EarthPy: A integrating higher-level API package for working with Earth Data
Cartopy - Make drawing maps for data analysis and visualisation as easy as possible.
Geoplot - High-level geospatial data visualization library for Python.
GeoViews - Interactive Maps for the web.
Holoviews Panel - Interactive dashboards for Python.
Folium makes it easy to visualize data that’s been manipulated in Python on an interactive leaflet map.
Additional packages you could explore independently after the course:
OSMnx - Python for street networks. Retrieve, construct, analyze, and visualize street networks from OpenStreetMap
Networkx - Network analysis and routing in Python (e.g. Dijkstra and A* -algorithms), see this post.
Geopy for Geocoding library: coordinates to address <- address to coordinates.
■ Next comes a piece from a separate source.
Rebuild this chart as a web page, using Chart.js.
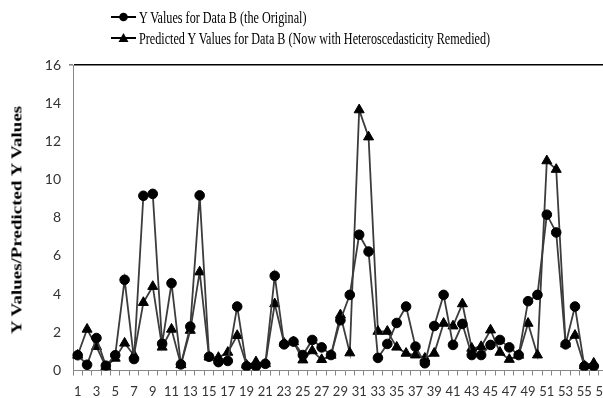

owslib for data access with Open Geospatial Consortium (OGC) web services (hence OWS)
Bokeh - Interactive visualizations for the web (also maps)
Plotly - Interactive visualizations (also maps) for the web (commercial - free for educational purposes)
Scipy - A collection of numerical algorithms and domain-specific toolboxes, including signal processing, optimization and statistics
Scipy.spatial - Spatial algorithms and data structures.
Datashader is a graphics pipeline system for creating representations of very large datasets quickly and flexibly, building on Holoviews/Geoviews
Rtree - Spatial indexing for Python for quick spatial lookups.
Dash - Dash is a Python framework for building analytical web applications.